Gail shared many special gifts with me. One was her ability to write and speak with alarming clarity. Her words could be so crystal clear that you had to pinch yourself, having been completely engulfed in her world.

Yet her accomplishments in her lifetime were enormous and are of the stature of the world’s greatest heroines. But her greatest gift was her capacity to share the world she grew up in; I truly feel as if I grew up alongside Gail.

You see, Gail was a blond-haired, blue-eyed beauty raised on an Indian reservation in Lac Du Flambeau — not exactly the stereotype, and an issue we could both certainly relate to. Here are two personal vignettes she gifted me:

“Gail the whale” she shouted, raising her voice above the giggles. “Hey Pig Nose! Where is your brother Egg Head now?: Whoever said that blondes have more fun never went to an Indian school.”

And the second:

The field behind Simpsons Electric Company was a grassy no man’s land continually claimed in the movement of small battalions of school children with roving alliances. I sensed the fever of contagion rise on my neck, knowing I was exposed to the next shot, “Hey Chomoqamon, white girl, where are you going so fast?” Caught in the vortex of a borderzone windstorm, I felt fat and sluggish, barely able to produce the usual lethal stare, the corrupt smile, the corrosive word. The sudden slap to the head was a trophy – NOT a call to war. Tomorrow I might be walking with them teasing someone else. My position rose and fell, depending on whether I answered the questions of white teachers who were drawn to me like magnets, hit a softball hard enough to make first base, smoked a whole reed cigarette without coughing, stayed beyond the lines of fire in other people’s fights or slithered through a hundred other tests of childhood that emerged each day to move the measure of who I was in Indian country.

The Lac Du Flambeau Indian Reservation was Gail’s heart and soul. She spoke of her grandparents’ deep connections to the land that was passed down to her and her brother Greg. She heard the stories of the battles of Strawberry Island and the spirits of Medicine Rock and the mysteries of the shaman, Anewabe. Gail’s father taught her with photographs and artifacts of his life and his ancestors’ lives full of outpost traders, lumber barons and government administrators. She lived in the past and the present while holding a tenacious grasp of the heritage descended from her father’s namesake Kinistano, who signed the 1854 Treaty of La Pointe, allocating land to the Lac du Flambeau Chippewa.

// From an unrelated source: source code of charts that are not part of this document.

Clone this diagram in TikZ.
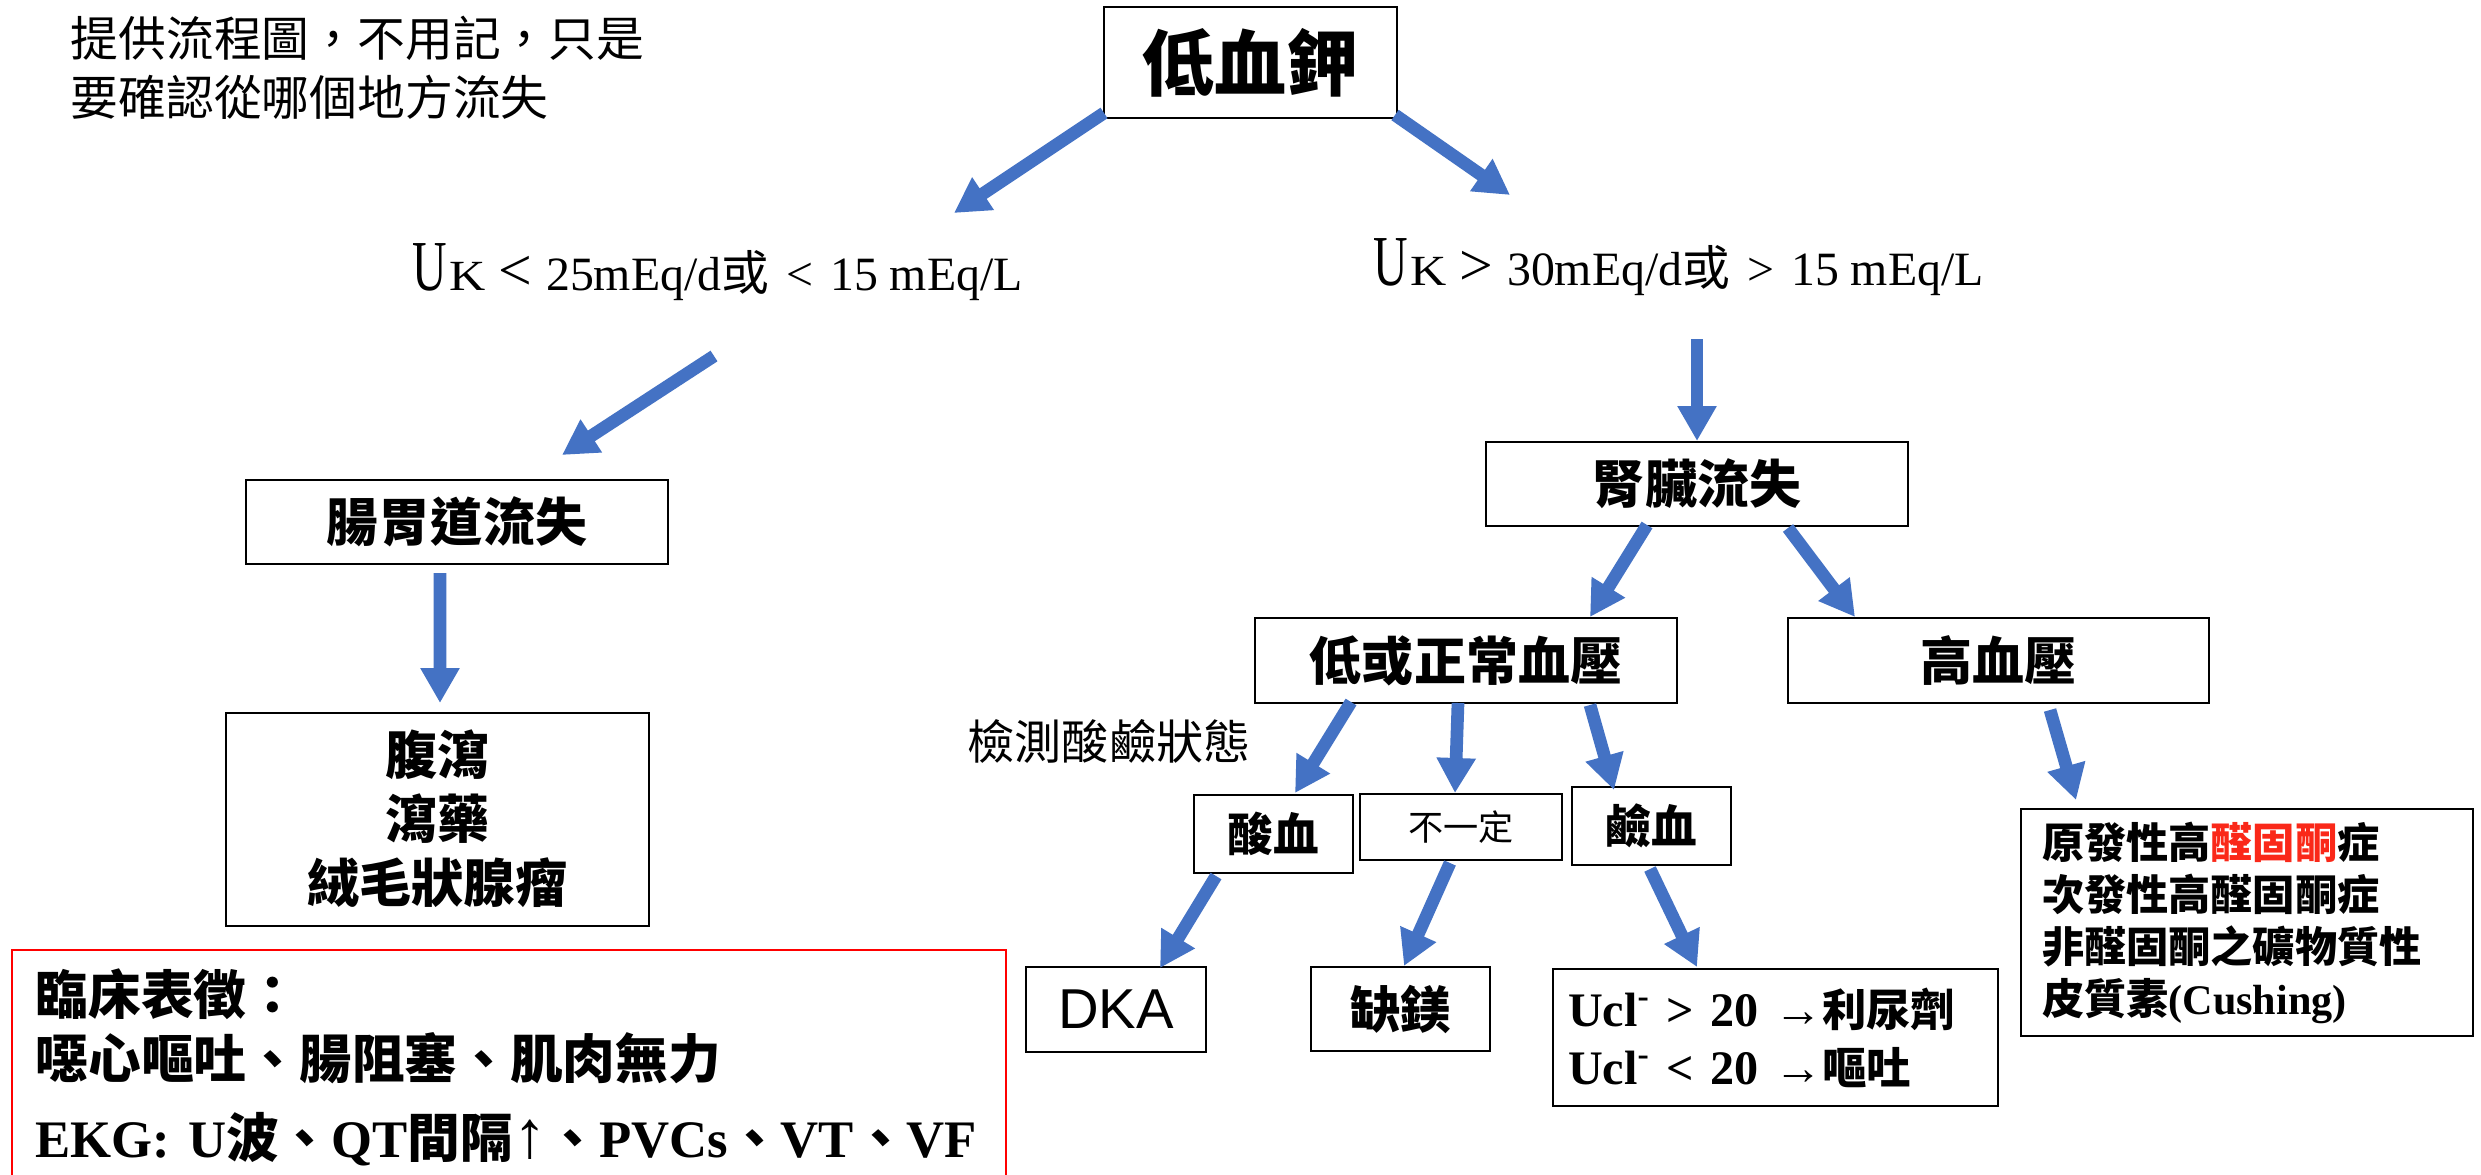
\documentclass[tikz,border=0pt]{standalone}
\usepackage{graphicx}
\usepackage{fontspec}
\setmainfont{Liberation Serif}
\newfontfamily\cjk{Noto Sans CJK TC}
\newfontfamily\arialf{Liberation Sans}
\usetikzlibrary{arrows.meta,calc}
\definecolor{arrblue}{HTML}{4472C4}
\definecolor{hired}{RGB}{250,40,25}
\newcommand\zh[1]{{\cjk #1}}
\newcommand\fs[2]{\fontsize{#1pt}{#2pt}\selectfont}
\newcommand\ukhead{\scalebox{1}[1.5]{U}\hspace{0.2mm}\scalebox{1.05}[0.9]{K}\hspace{1.3mm}}
\begin{document}
\begin{tikzpicture}[x=0.1mm,y=-0.1mm,
  box/.style={draw=black, line width=0.27mm, inner sep=0pt, align=center},
  arr/.style={draw=arrblue, line width=1.27mm, -{Triangle[width=3.7mm,length=3.5mm]}},
  bigcjk/.style={font=\cjk\bfseries\fs{14.8}{18.1}},
]
\useasboundingbox (0,0) rectangle (2481,1174);
\fill[white] (0,0) rectangle (2481,1174);

% note
\node[anchor=west, inner sep=0pt, align=left, font=\cjk\fs{13.6}{16.8}] (note) at (70,67.5)
  {提供流程圖，不用記，只是\\要確認從哪個地方流失};

% top
\node[box, minimum width=29.3mm, minimum height=11.1mm, font=\cjk\bfseries\fs{20.5}{24}] (top) at (1250.5,62.5) {低血鉀};

% labels
\node[anchor=base west, inner sep=0pt, font=\fs{13.6}{16}] (lblL) at (412,290)
  {\ukhead{\fs{17}{17}<}\hspace{1.4mm}25mEq/d\zh{或}\hspace{1.7mm}<\hspace{1.7mm}15 mEq/L};
\node[anchor=base west, inner sep=0pt, font=\fs{13.6}{16}] (lblR) at (1373,285)
  {\ukhead{\fs{17}{17}>}\hspace{1.4mm}30mEq/d\zh{或}\hspace{1.7mm}>\hspace{1.7mm}15 mEq/L};

% left branch
\node[box, minimum width=42.2mm, minimum height=8.4mm, bigcjk] (gi) at (457,522) {腸胃道流失};
\node[box, minimum width=42.3mm, minimum height=21.3mm, bigcjk] (gicause) at (437.5,819.5) {腹瀉\\瀉藥\\絨毛狀腺瘤};

% right branch
\node[box, minimum width=42.2mm, minimum height=8.4mm, bigcjk] (renal) at (1697,484) {腎臟流失};
\node[box, minimum width=42.2mm, minimum height=8.5mm, bigcjk] (lownl) at (1466,660.5) {低或正常血壓};
\node[box, minimum width=42.1mm, minimum height=8.5mm, bigcjk] (htn) at (1998.5,660.5) {高血壓};
\node[inner sep=0pt, font=\cjk\fs{13.4}{16}] (test) at (1109,741) {檢測酸鹼狀態};

\node[box, minimum width=15.9mm, minimum height=7.8mm, font=\cjk\bfseries\fs{13}{16}] (acid) at (1273.5,834) {酸血};
\node[box, minimum width=20.2mm, minimum height=6.6mm, font=\cjk\fs{10}{12}] (uncert) at (1461,827) {不一定};
\node[box, minimum width=15.9mm, minimum height=7.8mm, font=\cjk\bfseries\fs{13}{16}] (alk) at (1651.5,826) {鹼血};

\node[box, minimum width=45.2mm, minimum height=22.7mm, text width=41mm, inner xsep=2.1mm, align=left,
      font=\cjk\bfseries\fs{12}{14.8}] (aldo) at (2247,922.5)
  {原發性高\textcolor{hired}{醛固酮}症\\次發性高醛固酮症\\非醛固酮之礦物質性\\皮質素{\rmfamily\bfseries (Cushing)}};

\node[box, minimum width=18mm, minimum height=8.5mm, font=\arialf\fs{16}{19}] (dka) at (1116,1009.5) {DKA};
\node[box, minimum width=17.9mm, minimum height=8.4mm, font=\cjk\bfseries\fs{14.3}{17}] (mg) at (1400.5,1009) {缺鎂};
\node[box, minimum width=44.5mm, minimum height=13.7mm, text width=41.5mm, inner xsep=1.5mm, align=left,
      font=\bfseries\fs{13.7}{16.5}] (ucl) at (1775.5,1037.5)
  {Ucl\textsuperscript{-} > 20 →{\cjk\fs{12.6}{16.5}利尿劑}\\Ucl\textsuperscript{-} < 20 →{\cjk\fs{12.6}{16.5}嘔吐}};

% clinical box
\node[anchor=north west, text width=94.8mm, inner xsep=2.3mm, inner ysep=1.8mm,
      align=left, font=\cjk\bfseries\fs{15}{18.2}] (clin) at (12,950)
  {臨床表徵：\\噁心嘔吐、腸阻塞、肌肉無力\\[4.3pt]{\rmfamily\bfseries EKG: U}波、{\rmfamily\bfseries QT}間隔{\rmfamily\mdseries\fs{19}{18.2}↑}、{\rmfamily\bfseries PVCs}、{\rmfamily\bfseries VT}、{\rmfamily\bfseries VF}};
\draw[red, line width=0.15mm] ($(clin.north west)+(0,240)$) -- (clin.north west) -- ($(clin.north west)+(994,0)$) -- ($(clin.north west)+(994,240)$);

% arrows
\draw[arr] ($(top.center)+(-146.5,50.5)$) -- ($(lblL.base west)+(542,-77)$);
\draw[arr] ($(top.center)+(144.5,52.5)$) -- ($(lblR.base west)+(137,-90)$);
\draw[arr] ($(lblL.base west)+(302,66)$) -- ($(gi.center)+(105,-67)$);
\draw[arr] ($(gi.center)+(-17,51)$) -- ($(gicause.center)+(2.5,-116.5)$);
\draw[arr] ($(lblR.base west)+(324,54)$) -- ($(renal.center)+(0,-43)$);
\draw[arr] ($(renal.center)+(-50,41)$) -- ($(lownl.center)+(124,-43.5)$);
\draw[arr] ($(renal.center)+(91,44)$) -- ($(htn.center)+(-143.5,-43.5)$);
\draw[arr] ($(lownl.center)+(-115,41.5)$) -- ($(acid.center)+(21.5,-41)$);
\draw[arr] ($(lownl.center)+(-8,42.5)$) -- ($(uncert.center)+(-6,-34)$);
\draw[arr] ($(lownl.center)+(124,44.5)$) -- ($(alk.center)+(-37.5,-36)$);
\draw[arr] ($(htn.center)+(51.5,49.5)$) -- ($(aldo.center)+(-171,-122.5)$);
\draw[arr] ($(acid.center)+(-57.5,42)$) -- ($(dka.center)+(44,-41.5)$);
\draw[arr] ($(uncert.center)+(-11,36)$) -- ($(mg.center)+(3.5,-43)$);
\draw[arr] ($(alk.center)+(-1.5,43)$) -- ($(ucl.center)+(-78.5,-70.5)$);
\end{tikzpicture}
\end{document}
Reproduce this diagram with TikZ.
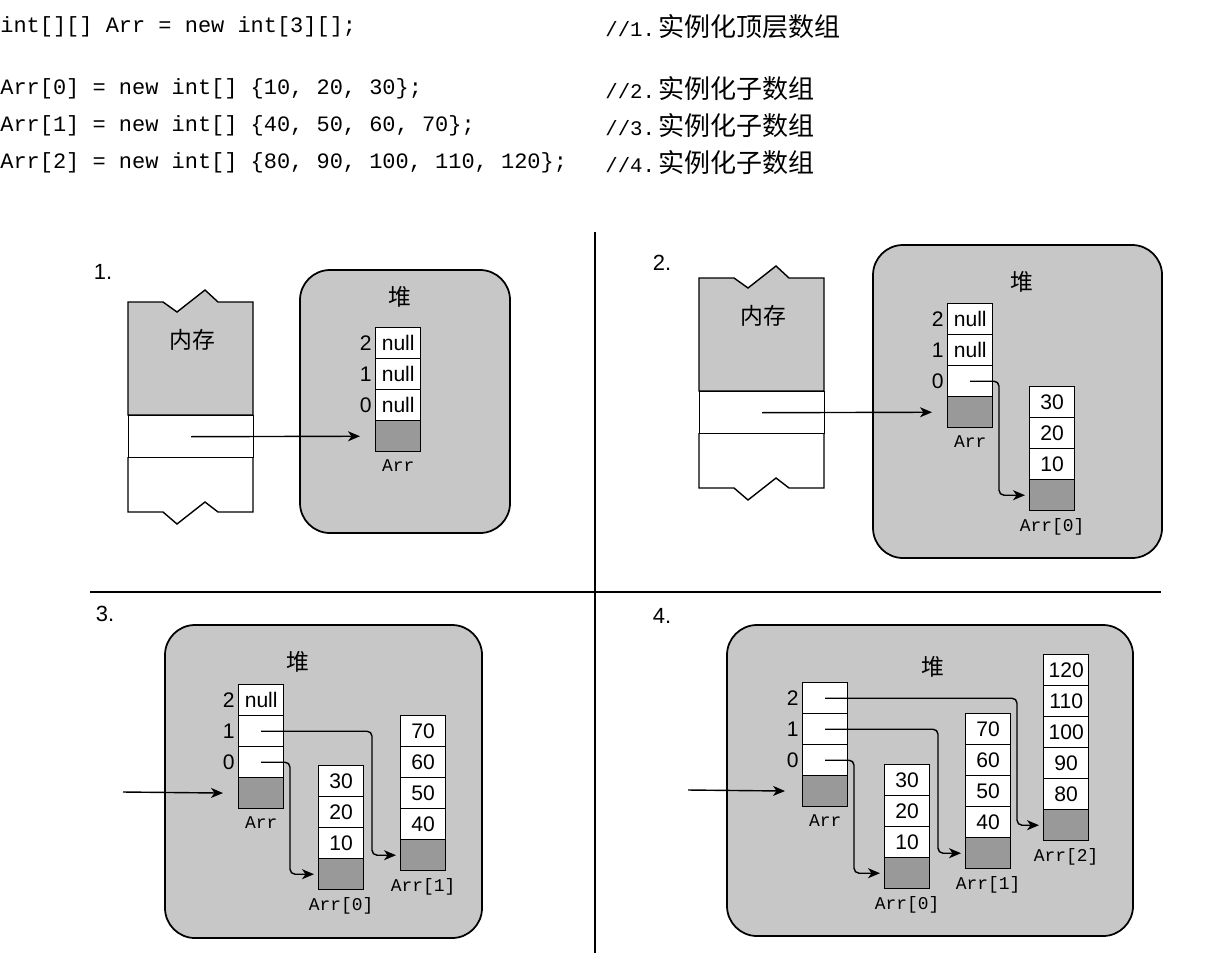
\documentclass[tikz,border=0pt]{standalone}
\usepackage{fontspec}
\setmainfont{Liberation Sans}
\newfontfamily\cjk{Noto Sans CJK SC}
\newfontfamily\codefont{Liberation Mono}
\usetikzlibrary{arrows.meta, positioning, calc}
\definecolor{stipple}{gray}{0.78}
\definecolor{stippledark}{gray}{0.6}

\tikzset{
  cell/.style={draw, line width=0.8pt, fill=white, anchor=north west, minimum width=0.9cm, minimum height=0.62cm, inner sep=0pt, font=\fontsize{12}{12}\selectfont},
  hdrcell/.style={cell, fill=stippledark},
  idx/.style={inner sep=0pt, font=\fontsize{12}{12}\selectfont},
  arrname/.style={inner sep=0pt, font=\codefont\fontsize{10.2}{10.2}\selectfont},
  heap/.style={draw, line width=1pt, fill=stipple, rounded corners=0.6cm},
  heaplbl/.style={inner sep=0pt, font=\cjk\fontsize{13}{13}\selectfont},
  ptr/.style={line width=0.8pt, rounded corners=0.1cm, -{Stealth[length=0.24cm, width=0.2cm, inset=0.07cm]}},
  codeline/.style={anchor=west, inner sep=0pt, font=\codefont\fontsize{12.5}{12.5}\selectfont},
  comment/.style={anchor=west, inner sep=0pt, font=\codefont\fontsize{11.8}{11.8}\selectfont},
  panel/.style={inner sep=0pt, font=\fontsize{12.5}{12.5}\selectfont},
  divider/.style={line width=1.2pt}
}

\begin{document}
\begin{tikzpicture}[x=0.02cm, y=-0.02cm]
\useasboundingbox (0,0) rectangle (1222,953);

% code lines
\node[codeline] (c1) at (0,27) {int[][] Arr = new int[3][];};
\node[codeline] (c2) at (0,89) {Arr[0] = new int[] \{10, 20, 30\};};
\node[codeline] (c3) at (0,126) {Arr[1] = new int[] \{40, 50, 60, 70\};};
\node[codeline] (c4) at (0,163) {Arr[2] = new int[] \{80, 90, 100, 110, 120\};};
\node[comment] (m1) at (605,27) {//1.\hspace{2pt}{\cjk\fontsize{14.8}{14.8}\selectfont 实例化顶层数组}};
\node[comment] (m2) at (605,89) {//2.\hspace{2pt}{\cjk\fontsize{14.8}{14.8}\selectfont 实例化子数组}};
\node[comment] (m3) at (605,126) {//3.\hspace{2pt}{\cjk\fontsize{14.8}{14.8}\selectfont 实例化子数组}};
\node[comment] (m4) at (605,163) {//4.\hspace{2pt}{\cjk\fontsize{14.8}{14.8}\selectfont 实例化子数组}};

% dividers
\draw[divider] (595,232) -- (595,953);
\draw[divider] (90,592) -- (1161,592);

% panel numbers
\node[panel] (n1) at (103,272) {1.};
\node[panel] (n2) at (662,263) {2.};
\node[panel] (n3) at (105,614) {3.};
\node[panel] (n4) at (662,616) {4.};

% heaps
\draw[heap] (300,270) rectangle (510,533);
\draw[heap] (873,245) rectangle (1162,558);
\draw[heap] (165,625) rectangle (482,938);
\draw[heap] (727,625) rectangle (1133,936);
\node[heaplbl] (h1) at (400,297) {堆};
\node[heaplbl] (h2) at (1022,282) {堆};
\node[heaplbl] (h3) at (298,662) {堆};
\node[heaplbl] (h4) at (933,667) {堆};

% memory stacks
\foreach \p/\dx/\dy in {1/0/0, 2/571/-24} {
  \begin{scope}[shift={(\dx,\dy)}]
    \draw[line width=0.8pt, fill=stipple] (128,415) -- (128,302) -- (163,302) -- (177,312) -- (205,290) -- (218,302) -- (253,302) -- (253,415) -- cycle;
    \draw[line width=0.8pt] (128,457) -- (128,512) -- (163,512) -- (177,524) -- (205,502) -- (218,512) -- (253,512) -- (253,457);
    \node[cell, minimum width=2.5cm, minimum height=0.84cm] (slot\p) at (128,415) {};
    \node[heaplbl] (memlbl\p) at (192,340) {内存};
  \end{scope}
}

% panel 1
\foreach \i/\v [count=\k from 0] in {2/null, 1/null, 0/null} {
  \node[cell] (p1arr\i) at (375,327+31*\k) {\v};
  \node[idx, left=0.06cm of p1arr\i] (p1idx\i) {\i};
}
\node[hdrcell] (p1arrh) at (375,420) {};
\node[arrname, below=0.14cm of p1arrh] (p1name) {Arr};
\draw[ptr, shorten >=0.3cm] (slot1.center) -- (p1arrh.west);

% panel 2
\foreach \i/\v [count=\k from 0] in {2/null, 1/null, 0/{}} {
  \node[cell] (p2arr\i) at (947,303+31*\k) {\v};
  \node[idx, left=0.06cm of p2arr\i] (p2idx\i) {\i};
}
\node[hdrcell] (p2arrh) at (947,396) {};
\node[arrname, below=0.14cm of p2arrh] (p2name) {Arr};
\foreach \v [count=\k from 0] in {30, 20, 10}
  \node[cell] (p2s0c\k) at (1029,386+31*\k) {\v};
\node[hdrcell] (p2s0h) at (1029,479) {};
\node[arrname, below=0.14cm of p2s0h] (p2s0name) {Arr[0]};
\draw[ptr, shorten >=0.3cm] (slot2.center) -- (p2arrh.west);
\draw[ptr, shorten >=0.08cm] (p2arr0.center) -| ($(p2s0h.west)+(-30,0)$) -- (p2s0h.west);

% panel 3
\foreach \i/\v [count=\k from 0] in {2/null, 1/{}, 0/{}} {
  \node[cell] (p3arr\i) at (238,684+31*\k) {\v};
  \node[idx, left=0.06cm of p3arr\i] (p3idx\i) {\i};
}
\node[hdrcell] (p3arrh) at (238,777) {};
\node[arrname, below=0.14cm of p3arrh] (p3name) {Arr};
\foreach \v [count=\k from 0] in {30, 20, 10}
  \node[cell] (p3s0c\k) at (318,765+31*\k) {\v};
\node[hdrcell] (p3s0h) at (318,858) {};
\node[arrname, below=0.14cm of p3s0h] (p3s0name) {Arr[0]};
\foreach \v [count=\k from 0] in {70, 60, 50, 40}
  \node[cell] (p3s1c\k) at (400,715+31*\k) {\v};
\node[hdrcell] (p3s1h) at (400,839) {};
\node[arrname, below=0.14cm of p3s1h] (p3s1name) {Arr[1]};
\coordinate (p3in) at (123,792);
\draw[ptr, shorten >=0.3cm] (p3in) -- (p3arrh.west);
\draw[ptr, shorten >=0.08cm] (p3arr0.center) -| ($(p3s0h.west)+(-28,0)$) -- (p3s0h.west);
\draw[ptr, shorten >=0.08cm] (p3arr1.center) -| ($(p3s1h.west)+(-28,0)$) -- (p3s1h.west);

% panel 4
\foreach \i [count=\k from 0] in {2, 1, 0} {
  \node[cell] (p4arr\i) at (802,682+31*\k) {};
  \node[idx, left=0.06cm of p4arr\i] (p4idx\i) {\i};
}
\node[hdrcell] (p4arrh) at (802,775) {};
\node[arrname, below=0.14cm of p4arrh] (p4name) {Arr};
\foreach \v [count=\k from 0] in {30, 20, 10}
  \node[cell] (p4s0c\k) at (884,764+31*\k) {\v};
\node[hdrcell] (p4s0h) at (884,857) {};
\node[arrname, below=0.14cm of p4s0h] (p4s0name) {Arr[0]};
\foreach \v [count=\k from 0] in {70, 60, 50, 40}
  \node[cell] (p4s1c\k) at (965,713+31*\k) {\v};
\node[hdrcell] (p4s1h) at (965,837) {};
\node[arrname, below=0.14cm of p4s1h] (p4s1name) {Arr[1]};
\foreach \v [count=\k from 0] in {120, 110, 100, 90, 80}
  \node[cell] (p4s2c\k) at (1043,654+31*\k) {\v};
\node[hdrcell] (p4s2h) at (1043,809) {};
\node[arrname, below=0.14cm of p4s2h] (p4s2name) {Arr[2]};
\coordinate (p4in) at (688,790);
\draw[ptr, shorten >=0.34cm] (p4in) -- (p4arrh.west);
\draw[ptr, shorten >=0.08cm] (p4arr0.center) -| ($(p4s0h.west)+(-30,0)$) -- (p4s0h.west);
\draw[ptr, shorten >=0.08cm] (p4arr1.center) -| ($(p4s1h.west)+(-27,0)$) -- (p4s1h.west);
\draw[ptr, shorten >=0.08cm] (p4arr2.center) -| ($(p4s2h.west)+(-26,0)$) -- (p4s2h.west);
\end{tikzpicture}
\end{document}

Though she moved around for education and for love, Gail never really left Lac du Flambeau because her spirit and her heart was always there. She never lost her passion for her people and her home, to which she returned often, right up to the end of her life.

A serious and diligent scholar, but also a person so full of life and laughter, private but outgoing, elegant but entirely without pretense. If you had Gail on your team, you knew you were going to get things done. And you knew you were going to have a lot of fun doing them.

Indeed, she lived her life as her father predicted — on the border of Indian country — walking with a moccasin on one foot and a shoe on the other. Gail Guthrie Valaskakis passed away in Ottawa on July 19, 2007. She is loved deeply and missed by many who remember her as a colleague, a mentor, a scholar and a friend.

And she remains with us in spirit, as an Indigenous role model and an inspiration. I know she is smiling, knowing I shared her stories with you in the Senate of Canada.

Thank you, marsee, meegwetch.

(On motion of Senator Martin, debate adjourned.)

(At 7:15 p.m., the Senate was continued until tomorrow at 2 p.m.)